Saturday, September 3, 2016

Earth Etude for Elul 1: Saving the Earth to Save Our Children

by Andy Oram

The traditional Torah readings on Rosh HaShanah cover two of Abraham’s most difficult trials, calling on him to relinquish his two sons. The troublesome stories can tell us a lot about how to make room in our lives for our children--and also a lot about how to save the Earth from the devastation of climate change and ecological destruction.

In the first story, read traditionally on the first day of the holiday, Sarah abruptly demands that Ishmael be thrown out with his mother into the desert, and God backs her up. Abraham reluctantly goes along. God’s approval suggests that Sarah had an understanding not visible on the surface. Abraham is prosperous and can easily support two sons. But for some reason, keeping them in the same tent would not be a long-term solution.

The mythic aspect of this apparently cruel abandonment is revealed through in details. Hagar, Ishmael’s mother, carries him like a small child even though we know from previous passages that he is a teenager. The literal expulsion into the desert probably did not actually happen. What we do know is that Ishmael survived, because Abraham provisioned him for his journey and because he discovers (despite Hagar’s despair) that the desert can sustain him. Ishmael becomes a great nation, returns to honor Abraham at his burial, and even furnishes a wife for one of Abraham’s grandchildren.

The progression from the banishment of Ishmael to the binding of Isaac illustrates some sort of evolution in the world around them. Perhaps overpopulation had complicated the process of going out to make one’s fortune. Canny readers have questions about exactly what God told Abraham to do when it was time to send out Isaac into the world, but it seems that Abraham interpreted the mandate in some horribly distorted way.

My own guess is that God asked Abraham to set up Isaac so he could support himself, and that Abraham did so in a way that could destroy the environment. The modern equivalent is to set up belching factory furnaces that darken the sky with carbon emissions, or to sweep down whole forests in order to plant commercial crops. These are the activities that destroy the Earth and our children’s future with it. Abraham was doing something, even if done out of love and concern, that would rob Isaac of life.

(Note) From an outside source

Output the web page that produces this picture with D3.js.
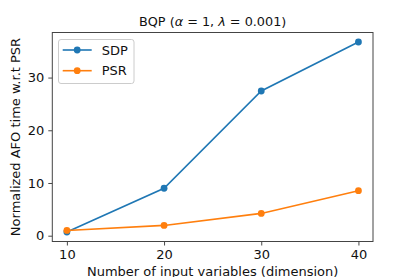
<!DOCTYPE html>
<html lang="en">
<head>
<meta charset="utf-8">
<script src="https://d3js.org/d3.v7.min.js"></script>
<style type="text/css">
body {
	margin: 0;
	background: #fff;
	font-family: "DejaVu Sans", sans-serif;
}
</style>
</head>
<body>
<script type="text/javascript">

// data
var dims = [10, 20, 30, 40];
var sdp = [0.7, 9.0, 27.45, 36.75];
var psr = [1.0, 1.95, 4.23, 8.54];
var xTicks = [10, 20, 30, 40];
var yTicks = [0, 10, 20, 30];
var seriesNames = ["SDP", "PSR"];
var seriesColors = ["#1f77b4", "#ff7f0e"];

var width = 415;
var height = 277;
var margin = {left: 52.3, right: 42, top: 32.5, bottom: 35.5};

var svg = d3.select("body")
	.append("svg")
	.attr("width", width)
	.attr("height", height);

var x = d3.scaleLinear()
	.domain([8.5, 41.5])
	.range([margin.left, width - margin.right]);

var y = d3.scaleLinear()
	.domain([-1.1, 38.55])
	.range([height - margin.bottom, margin.top]);

// axes
var xAxis = svg.append("g")
	.attr("transform", "translate(0," + (height - margin.bottom) + ")")
	.call(d3.axisBottom(x).tickValues(xTicks).tickSize(4).tickPadding(4).tickFormat(d3.format("d")));

var yAxis = svg.append("g")
	.attr("transform", "translate(" + margin.left + ",0)")
	.call(d3.axisLeft(y).tickValues(yTicks).tickSize(4).tickPadding(4).tickFormat(d3.format("d")));

[xAxis, yAxis].forEach(function(a) {
	a.select(".domain").remove();
	a.selectAll("line").attr("stroke", "#333").attr("stroke-width", 0.9);
	a.selectAll("text")
		.attr("fill", "#111")
		.style("font-family", "'DejaVu Sans', sans-serif")
		.style("font-size", "13px");
});

// frame
svg.append("rect")
	.attr("x", margin.left)
	.attr("y", margin.top)
	.attr("width", width - margin.left - margin.right)
	.attr("height", height - margin.top - margin.bottom)
	.attr("fill", "none")
	.attr("stroke", "#444")
	.attr("stroke-width", 1);

// lines
var line = d3.line()
	.x(function(d, i) { return x(dims[i]); })
	.y(function(d) { return y(d); });

[sdp, psr].forEach(function(s, k) {
	svg.append("path")
		.datum(s)
		.attr("d", line)
		.attr("fill", "none")
		.attr("stroke", seriesColors[k])
		.attr("stroke-width", 1.6);

	svg.selectAll(".pt" + k)
		.data(s)
		.enter()
		.append("circle")
		.attr("cx", function(d, i) { return x(dims[i]); })
		.attr("cy", function(d) { return y(d); })
		.attr("r", 3.4)
		.attr("fill", seriesColors[k]);
});

// title, greek letters in italic like mathtext
var title = svg.append("text")
	.attr("x", (margin.left + width - margin.right) / 2)
	.attr("y", 25.5)
	.attr("text-anchor", "middle")
	.style("font-size", "12.8px")
	.attr("fill", "#111");
title.append("tspan").text("BQP (");
title.append("tspan").style("font-style", "italic").text("\u03b1");
title.append("tspan").text(" = 1, ");
title.append("tspan").style("font-style", "italic").text("\u03bb");
title.append("tspan").text(" = 0.001)");

// axis labels
svg.append("text")
	.attr("x", (margin.left + width - margin.right) / 2)
	.attr("y", 276)
	.attr("text-anchor", "middle")
	.style("font-size", "13px")
	.attr("fill", "#111")
	.text("Number of input variables (dimension)");

svg.append("text")
	.attr("transform", "translate(20," + ((margin.top + height - margin.bottom) / 2) + ") rotate(-90)")
	.attr("text-anchor", "middle")
	.style("font-size", "13px")
	.attr("fill", "#111")
	.text("Normalized AFO time w.r.t PSR");

// legend
var legend = svg.append("g");

legend.append("rect")
	.attr("x", 58.5)
	.attr("y", 39.5)
	.attr("width", 75.5)
	.attr("height", 44)
	.attr("rx", 2.5)
	.attr("fill", "#fff")
	.attr("fill-opacity", 0.8)
	.attr("stroke", "#ccc")
	.attr("stroke-width", 1);

var item = legend.selectAll(".item")
	.data(seriesNames)
	.enter()
	.append("g")
	.attr("transform", function(d, i) { return "translate(0," + (50 + i * 20.7) + ")"; });

item.append("line")
	.attr("x1", 62.7)
	.attr("x2", 91.7)
	.attr("stroke", function(d, i) { return seriesColors[i]; })
	.attr("stroke-width", 1.6);

item.append("circle")
	.attr("cx", 77.2)
	.attr("r", 3.4)
	.attr("fill", function(d, i) { return seriesColors[i]; });

item.append("text")
	.attr("x", 101.7)
	.attr("dy", "0.36em")
	.style("font-size", "13px")
	.attr("fill", "#111")
	.text(function(d) { return d; });

</script>
</body>
</html>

God realizes Abraham’s mistake, in which God may also share some of the blame. So God gives Abraham a lesson, showing him an alternative way to meet the goal. The ram found by Abraham was on its way to death, caught in a thicket it could not escape. Instead of acting destructively, Abraham carried out what we nowadays would call recycling. He turned the doomed ram into a blessing before God, and Isaac was saved.

Thus, our High Holiday readings warn us to think of the consequences of acts we take on behalf of our children. Events often do not turn out as one would think. Like Abraham, we need divine guidance to come out right in the end.


Andy Oram is a writer and editor at O'Reilly Media, a technology publisher and conference provider. He is currently interim secretary of the Jewish Climate Action Network and participates often in their activities in the Boston area. Some of his other writings can be found at http://praxagora.com/andyo/fiction and http://praxagora.com/andyo/personal/gloss.html.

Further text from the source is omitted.